New Zealand PM repeats offer to take refugees held by Australia

PHNOM PENH (Thomson Reuters Foundation) - New Zealand Prime Minister Jacinda Ardern on Thursday again offered to resettle 150 asylum seekers sent by Australia to offshore camps, including one in Nauru, a Pacific island nation where leaders from both countries are set to meet next month.

Australia declined New Zealand’s offer last November to take asylum seekers sent to Australian-run detention centers in Nauru and Papua New Guinea’s Manus Island, because the country was negotiating with the United States to accept 1,250 migrants.

About 250 people have left for the United States under an agreement made by the administration of former President Barack Obama, which President Donald Trump has called a “dumb deal”.

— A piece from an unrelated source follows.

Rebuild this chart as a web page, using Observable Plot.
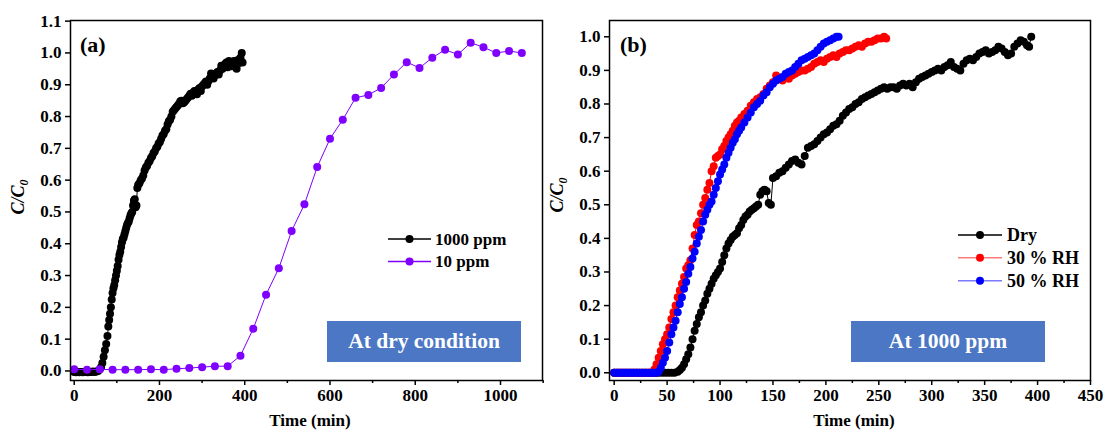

“New Zealand has reiterated our existing offer to Australia to take 150 refugees from Nauru and Manus Island,” Ardern’s office told the Thomson Reuters Foundation in emailed comments.

“We remain ready and willing to help.”

The offer comes as the Australia and New Zealand prime ministers plan to attend the Pacific Islands Forum next month in Nauru, an isolated island with a population of just over 11,000.

Australia’s hardline immigration policy requires asylum seekers intercepted at sea trying to reach Australia to be sent for processing at detention centers, including one on Nauru.

They are told they will never be settled in Australia.

In 2016, Papua New Guinea’s Supreme Court ruled it was illegal to detain the nearly 800 refugees and asylum seekers in a facility on Manus Island.

Australia withdrew all services to the facility and said it would fund three new “transit centers” on Manus, where migrants would be provided with security, healthcare and money for food.

There are about 940 refugees and asylum seekers on Nauru who are unable to leave the island, said the charity World Vision.

Asylum seekers held by Australia hail from nations such as Iran, Iraq, Somalia and Afghanistan, Human Rights Watch says.

Rights groups have condemned conditions in the detention centers, and a coalition of 30 organizations, including World Vision, this week urged Australia to remove all child asylum seekers and their families from Nauru within three months.

“The Australian Government should welcome them here, or at the very least take up the New Zealand prime minister’s offer to resettle them in her country,” Claire Rogers, World Vision chief executive for Australia, told the Thomson Reuters Foundation.

Australia’s Department of Home Affairs did not respond to an emailed request for comment.

The Australian government has previously defended its tough approach, saying it has deterred people from making dangerous sea journeys to try to reach its shores after thousands drowned.

Ardern’s office said her government is concerned about child refugees, but can do little aside from offer to resettle them.

“New Zealand does not have the power to remove children from Nauru,” her office said. “For that we would need the cooperation of other governments.”